Average paid streaming memberships rose 25% year-on-year in the fourth quarter of 2017. Combined with a 9% increase in ASP, global streaming revenue growth amounted to 35%. Operating income of $245 million (7.5% margin) versus $154 million prior year (6.2% margin) was slightly above the company’s $238 million forecast. Operating margin for the year was 7.2%, on target with the company’s goal at the beginning of this year.

In the fourth quarter, the company registered global net adds of 8.3 million, the highest quarter in its history up 18% versus 2016’s record 7.05 million net adds. This exceeded the company’s 6.3 million forecast, due primarily to stronger-than-expected acquisition, fuelled by its original content slate and the ongoing global adoption of internet entertainment.
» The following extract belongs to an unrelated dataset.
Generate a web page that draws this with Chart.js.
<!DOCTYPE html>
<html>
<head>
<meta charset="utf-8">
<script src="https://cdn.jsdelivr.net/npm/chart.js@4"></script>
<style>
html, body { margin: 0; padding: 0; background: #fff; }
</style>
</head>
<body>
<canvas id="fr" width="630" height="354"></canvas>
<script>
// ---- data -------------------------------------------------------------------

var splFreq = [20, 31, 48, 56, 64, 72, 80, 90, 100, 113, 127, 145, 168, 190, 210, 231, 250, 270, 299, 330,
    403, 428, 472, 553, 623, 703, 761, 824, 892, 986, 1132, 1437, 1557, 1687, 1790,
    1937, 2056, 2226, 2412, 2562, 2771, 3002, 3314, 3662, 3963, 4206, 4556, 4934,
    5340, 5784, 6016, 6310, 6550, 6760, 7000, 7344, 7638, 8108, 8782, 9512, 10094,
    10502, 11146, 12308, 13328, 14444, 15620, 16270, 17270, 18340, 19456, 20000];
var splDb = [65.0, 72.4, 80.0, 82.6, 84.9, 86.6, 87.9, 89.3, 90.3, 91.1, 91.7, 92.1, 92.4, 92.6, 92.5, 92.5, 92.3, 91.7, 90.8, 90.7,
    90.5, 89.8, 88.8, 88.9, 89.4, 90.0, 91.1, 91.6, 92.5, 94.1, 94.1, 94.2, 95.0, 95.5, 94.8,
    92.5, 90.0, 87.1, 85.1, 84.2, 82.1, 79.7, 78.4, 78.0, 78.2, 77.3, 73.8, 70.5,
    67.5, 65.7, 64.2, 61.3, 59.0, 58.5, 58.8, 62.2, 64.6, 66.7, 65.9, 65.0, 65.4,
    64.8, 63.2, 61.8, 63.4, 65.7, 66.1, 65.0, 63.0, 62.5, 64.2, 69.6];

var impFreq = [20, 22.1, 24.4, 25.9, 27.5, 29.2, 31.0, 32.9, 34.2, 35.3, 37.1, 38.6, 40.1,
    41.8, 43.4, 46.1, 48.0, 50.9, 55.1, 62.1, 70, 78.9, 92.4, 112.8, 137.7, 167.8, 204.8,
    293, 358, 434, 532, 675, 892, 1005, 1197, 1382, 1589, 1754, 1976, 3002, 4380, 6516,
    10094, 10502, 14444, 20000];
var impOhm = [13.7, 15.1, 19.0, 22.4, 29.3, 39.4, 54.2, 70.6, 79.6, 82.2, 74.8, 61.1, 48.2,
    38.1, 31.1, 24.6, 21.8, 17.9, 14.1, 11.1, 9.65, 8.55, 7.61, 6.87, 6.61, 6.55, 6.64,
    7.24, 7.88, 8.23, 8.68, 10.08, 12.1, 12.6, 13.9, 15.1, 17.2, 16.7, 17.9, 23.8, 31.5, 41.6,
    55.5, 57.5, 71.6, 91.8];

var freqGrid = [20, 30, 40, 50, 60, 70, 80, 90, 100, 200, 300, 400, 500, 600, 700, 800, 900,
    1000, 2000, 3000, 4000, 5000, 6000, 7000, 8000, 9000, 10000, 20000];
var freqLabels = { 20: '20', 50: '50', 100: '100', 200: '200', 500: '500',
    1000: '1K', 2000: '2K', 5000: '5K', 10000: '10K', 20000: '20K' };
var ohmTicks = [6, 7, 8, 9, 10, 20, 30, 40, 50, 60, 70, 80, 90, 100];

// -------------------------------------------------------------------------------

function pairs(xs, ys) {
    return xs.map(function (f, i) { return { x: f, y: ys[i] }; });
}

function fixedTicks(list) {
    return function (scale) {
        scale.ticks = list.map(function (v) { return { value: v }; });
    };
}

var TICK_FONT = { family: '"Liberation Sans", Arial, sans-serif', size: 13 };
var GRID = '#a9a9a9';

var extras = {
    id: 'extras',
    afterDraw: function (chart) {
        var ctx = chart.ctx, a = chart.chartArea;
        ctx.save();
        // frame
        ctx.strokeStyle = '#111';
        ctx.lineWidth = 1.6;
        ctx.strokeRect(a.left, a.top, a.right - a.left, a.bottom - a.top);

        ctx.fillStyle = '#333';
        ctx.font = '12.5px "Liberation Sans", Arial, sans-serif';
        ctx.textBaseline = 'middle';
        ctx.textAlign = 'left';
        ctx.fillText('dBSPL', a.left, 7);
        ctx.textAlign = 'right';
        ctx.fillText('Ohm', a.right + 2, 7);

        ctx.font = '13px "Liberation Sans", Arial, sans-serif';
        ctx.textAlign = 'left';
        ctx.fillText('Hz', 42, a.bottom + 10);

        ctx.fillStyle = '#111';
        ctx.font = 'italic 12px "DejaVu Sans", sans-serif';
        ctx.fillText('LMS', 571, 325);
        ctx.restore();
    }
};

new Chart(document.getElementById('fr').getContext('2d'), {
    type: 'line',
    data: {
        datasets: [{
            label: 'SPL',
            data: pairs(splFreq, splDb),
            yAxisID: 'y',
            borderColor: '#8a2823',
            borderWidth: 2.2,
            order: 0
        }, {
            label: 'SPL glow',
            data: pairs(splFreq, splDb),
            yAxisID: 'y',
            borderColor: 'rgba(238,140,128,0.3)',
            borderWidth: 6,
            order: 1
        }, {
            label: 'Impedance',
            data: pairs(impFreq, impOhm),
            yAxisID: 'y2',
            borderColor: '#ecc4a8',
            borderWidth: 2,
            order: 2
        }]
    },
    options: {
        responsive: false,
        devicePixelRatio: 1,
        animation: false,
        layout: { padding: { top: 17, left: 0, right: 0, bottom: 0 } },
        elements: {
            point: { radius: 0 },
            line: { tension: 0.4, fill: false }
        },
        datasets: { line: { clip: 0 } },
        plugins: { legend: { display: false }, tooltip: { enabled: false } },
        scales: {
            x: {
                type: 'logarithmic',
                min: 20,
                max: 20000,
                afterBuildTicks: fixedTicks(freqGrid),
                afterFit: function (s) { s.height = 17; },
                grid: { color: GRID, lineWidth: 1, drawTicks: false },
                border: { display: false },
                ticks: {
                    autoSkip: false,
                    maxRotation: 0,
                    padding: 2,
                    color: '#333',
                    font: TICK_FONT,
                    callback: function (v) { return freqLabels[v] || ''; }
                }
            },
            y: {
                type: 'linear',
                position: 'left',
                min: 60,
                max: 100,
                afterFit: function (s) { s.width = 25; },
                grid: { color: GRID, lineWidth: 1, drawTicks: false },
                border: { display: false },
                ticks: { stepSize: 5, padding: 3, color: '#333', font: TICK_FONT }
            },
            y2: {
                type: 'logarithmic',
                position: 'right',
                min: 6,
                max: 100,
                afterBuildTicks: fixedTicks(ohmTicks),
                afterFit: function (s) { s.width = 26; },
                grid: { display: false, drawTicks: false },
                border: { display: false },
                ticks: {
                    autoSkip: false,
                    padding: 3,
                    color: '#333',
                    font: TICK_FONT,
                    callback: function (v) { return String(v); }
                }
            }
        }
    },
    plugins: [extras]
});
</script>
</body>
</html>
In the US, memberships rose by 2 million versus the company’s forecast of 1.25 million, bringing total 2017 net adds to 5.3 million. ASP rose 5% year-on-year. Domestic contribution profit increased 5% year-on-year, although contribution margin of 34.4% declined both on a year-on-year and sequential basis due to marketing spend.

Internationally, the company added 6.36 million memberships, compared with guidance of 5.05 million, a new record for quarterly net adds for this segment. Excluding an F/X impact of +$43 million, international revenue and ASP grew 59% and 12% year-on-year, respectively. The increase in ASP reflects price adjustments in a wide variety of company markets over the course of 2017. With contribution profit of $227 million in 2017, a 4.5% contribution margin, the international segment delivered its first full year of positive contribution profit in the company’s history.

Netflix also took a $39 million non-cash charge in the fourth quarter for unreleased content it has decided not to move forward with. This charge was recognised in content expense in cost of revenues. Despite this unexpected expense, the company slightly exceeded its contribution profit and operating income forecast due to its stronger-than-expected member growth and the timing of international content spend.

For the first quarter of 2018, the company projects global net adds of 6.35 million versus 5 million in the first quarter of 2017, with 1.45 million in the US and 4.90 million internationally. The company is targeting a 2018 operating margin target of 10%, up about 300 basis points year-on-year, as in the prior year.

Netflix says it believes its big investments in content are paying off. In 2017, average streaming hours per membership grew by 9% year-on-year. With greater-than-expected member growth, resulting in more revenue, the company now plans to spend $7.5 to $8 billion on content on a P&L basis in 2018.